8/10
A satire fit to stand alongside 1984
8 January 2002
When I saw Peter Weir's film on its release, I was so engaged by Jim Carrey's wonderful performance as Truman Burbank, that I regarded the film overall as positive and life-enhancing. Seeing it again three years later, I find it a much bleaker experience. Ed Harris as director Christof is such a megalomaniac manipulator that he has perhaps drawn attention away from everybody else involved in the conspiracy against Truman, from the merest technician to the actors playing his best friend Marlon (Noah Emmerich) and his wife Meryl (Laura Linney).

But not only are the production team and players involved in the conspiracy, but so are the millions of viewers of the show. So while we may applaud Truman's brave decision to enter the real world, we should be clear that he will find it full of voyeurs of low intellect and even lower moral standards, who for 30 years have been willing to be entertained by spying on him and depriving him of a real life.

Some people might think that the film's satire is too severe, but I think it is fully justified. Day after day TV puts out programs every bit as inane and manipulative as that depicted in the film.
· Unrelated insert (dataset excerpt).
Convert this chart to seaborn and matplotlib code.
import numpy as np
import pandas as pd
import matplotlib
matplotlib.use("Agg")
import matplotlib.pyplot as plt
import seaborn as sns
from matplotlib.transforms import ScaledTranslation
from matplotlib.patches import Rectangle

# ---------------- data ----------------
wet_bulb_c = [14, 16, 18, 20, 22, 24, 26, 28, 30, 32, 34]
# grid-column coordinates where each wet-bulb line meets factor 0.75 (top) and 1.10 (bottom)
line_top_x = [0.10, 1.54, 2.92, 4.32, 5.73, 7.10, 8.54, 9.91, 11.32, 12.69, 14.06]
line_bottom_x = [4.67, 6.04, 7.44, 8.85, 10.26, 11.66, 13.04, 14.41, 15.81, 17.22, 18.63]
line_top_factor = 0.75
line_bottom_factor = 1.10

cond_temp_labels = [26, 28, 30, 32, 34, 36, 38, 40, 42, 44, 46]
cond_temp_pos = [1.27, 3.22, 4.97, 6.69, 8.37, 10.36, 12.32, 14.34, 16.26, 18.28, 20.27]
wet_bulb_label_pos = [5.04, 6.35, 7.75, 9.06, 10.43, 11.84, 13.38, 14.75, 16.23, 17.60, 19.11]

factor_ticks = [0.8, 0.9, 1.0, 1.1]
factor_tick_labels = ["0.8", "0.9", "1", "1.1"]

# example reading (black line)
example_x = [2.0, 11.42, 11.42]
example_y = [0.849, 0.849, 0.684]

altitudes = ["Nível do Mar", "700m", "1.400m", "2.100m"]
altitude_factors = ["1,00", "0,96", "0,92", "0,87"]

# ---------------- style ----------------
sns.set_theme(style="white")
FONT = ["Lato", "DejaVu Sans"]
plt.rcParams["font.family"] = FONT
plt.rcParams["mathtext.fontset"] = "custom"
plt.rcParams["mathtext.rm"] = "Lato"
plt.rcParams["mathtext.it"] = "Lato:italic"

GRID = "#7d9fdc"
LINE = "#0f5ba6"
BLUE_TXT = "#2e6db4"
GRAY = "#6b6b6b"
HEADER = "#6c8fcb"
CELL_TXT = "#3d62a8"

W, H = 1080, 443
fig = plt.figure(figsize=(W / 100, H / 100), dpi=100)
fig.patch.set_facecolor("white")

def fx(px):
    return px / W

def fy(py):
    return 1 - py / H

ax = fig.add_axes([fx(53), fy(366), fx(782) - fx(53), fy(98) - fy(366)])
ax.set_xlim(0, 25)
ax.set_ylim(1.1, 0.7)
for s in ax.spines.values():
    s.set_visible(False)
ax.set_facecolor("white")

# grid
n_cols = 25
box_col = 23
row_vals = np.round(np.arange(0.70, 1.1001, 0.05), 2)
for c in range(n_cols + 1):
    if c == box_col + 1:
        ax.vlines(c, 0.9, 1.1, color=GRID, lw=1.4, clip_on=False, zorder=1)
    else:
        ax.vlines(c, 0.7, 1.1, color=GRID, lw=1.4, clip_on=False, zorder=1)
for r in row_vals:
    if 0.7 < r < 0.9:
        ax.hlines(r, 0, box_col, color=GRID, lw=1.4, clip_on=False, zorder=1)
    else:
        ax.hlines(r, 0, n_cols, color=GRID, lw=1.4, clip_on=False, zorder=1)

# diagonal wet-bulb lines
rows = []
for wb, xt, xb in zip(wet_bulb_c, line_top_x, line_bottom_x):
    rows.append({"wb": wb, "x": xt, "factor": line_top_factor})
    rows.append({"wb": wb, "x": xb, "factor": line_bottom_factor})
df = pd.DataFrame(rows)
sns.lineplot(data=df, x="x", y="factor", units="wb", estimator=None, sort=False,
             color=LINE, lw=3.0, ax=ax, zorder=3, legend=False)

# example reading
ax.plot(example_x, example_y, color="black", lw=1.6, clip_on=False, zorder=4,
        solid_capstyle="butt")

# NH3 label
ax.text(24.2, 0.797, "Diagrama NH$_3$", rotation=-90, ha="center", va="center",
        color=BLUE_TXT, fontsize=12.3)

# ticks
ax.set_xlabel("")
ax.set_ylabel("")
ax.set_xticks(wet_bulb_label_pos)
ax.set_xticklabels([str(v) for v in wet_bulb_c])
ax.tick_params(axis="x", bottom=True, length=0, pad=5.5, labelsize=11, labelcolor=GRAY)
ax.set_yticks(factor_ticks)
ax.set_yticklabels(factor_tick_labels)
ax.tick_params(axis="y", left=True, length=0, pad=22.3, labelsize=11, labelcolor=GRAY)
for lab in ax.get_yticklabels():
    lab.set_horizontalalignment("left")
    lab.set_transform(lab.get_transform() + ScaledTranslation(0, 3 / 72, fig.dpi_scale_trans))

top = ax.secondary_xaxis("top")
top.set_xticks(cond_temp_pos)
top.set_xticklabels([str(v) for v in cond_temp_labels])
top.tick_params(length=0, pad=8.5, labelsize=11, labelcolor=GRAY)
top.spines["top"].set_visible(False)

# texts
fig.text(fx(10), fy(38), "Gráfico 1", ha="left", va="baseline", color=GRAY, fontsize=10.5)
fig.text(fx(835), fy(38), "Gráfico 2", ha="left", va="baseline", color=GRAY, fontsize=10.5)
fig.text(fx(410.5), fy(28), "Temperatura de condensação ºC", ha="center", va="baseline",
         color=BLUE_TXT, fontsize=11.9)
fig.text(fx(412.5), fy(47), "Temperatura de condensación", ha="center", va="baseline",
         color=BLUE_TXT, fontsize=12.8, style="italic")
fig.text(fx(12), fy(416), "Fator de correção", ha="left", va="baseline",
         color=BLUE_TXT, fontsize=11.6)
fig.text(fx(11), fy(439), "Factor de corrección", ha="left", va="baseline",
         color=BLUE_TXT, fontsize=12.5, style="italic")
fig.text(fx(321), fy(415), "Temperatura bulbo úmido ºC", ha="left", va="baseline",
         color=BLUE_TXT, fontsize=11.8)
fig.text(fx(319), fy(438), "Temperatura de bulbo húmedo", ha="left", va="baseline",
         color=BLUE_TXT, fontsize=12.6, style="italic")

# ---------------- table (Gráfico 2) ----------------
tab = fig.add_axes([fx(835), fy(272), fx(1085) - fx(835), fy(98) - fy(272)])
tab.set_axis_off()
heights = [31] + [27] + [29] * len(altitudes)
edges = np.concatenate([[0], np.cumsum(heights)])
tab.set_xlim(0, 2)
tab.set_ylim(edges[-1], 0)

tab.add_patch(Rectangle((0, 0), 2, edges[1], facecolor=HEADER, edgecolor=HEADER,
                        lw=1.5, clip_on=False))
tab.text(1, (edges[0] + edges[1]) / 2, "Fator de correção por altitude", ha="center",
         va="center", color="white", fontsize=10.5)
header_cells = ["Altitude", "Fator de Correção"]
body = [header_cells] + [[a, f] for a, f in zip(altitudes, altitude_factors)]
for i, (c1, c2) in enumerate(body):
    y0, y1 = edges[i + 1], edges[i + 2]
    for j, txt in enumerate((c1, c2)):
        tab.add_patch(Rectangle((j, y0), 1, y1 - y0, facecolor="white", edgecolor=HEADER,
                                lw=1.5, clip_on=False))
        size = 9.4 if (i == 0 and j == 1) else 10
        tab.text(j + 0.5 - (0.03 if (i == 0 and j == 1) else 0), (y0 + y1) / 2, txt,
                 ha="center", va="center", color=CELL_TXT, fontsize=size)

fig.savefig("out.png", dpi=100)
It might be argued that, unlike Truman, the participants in "confession" TV and such programs as Big Brother are volunteers and know exactly what they are getting into. But in a sense they do not, since most of them are unaware of the ridiculous and unattractive sides of their characters which they will reveal to the cameras, and which are the real point of these programs.

The Truman Show stands comparison with George Orwell's Nineteen Eighty-four as a satirical polemic against totalitarian interference in people's lives - but the threat now comes as much from the media as from Government.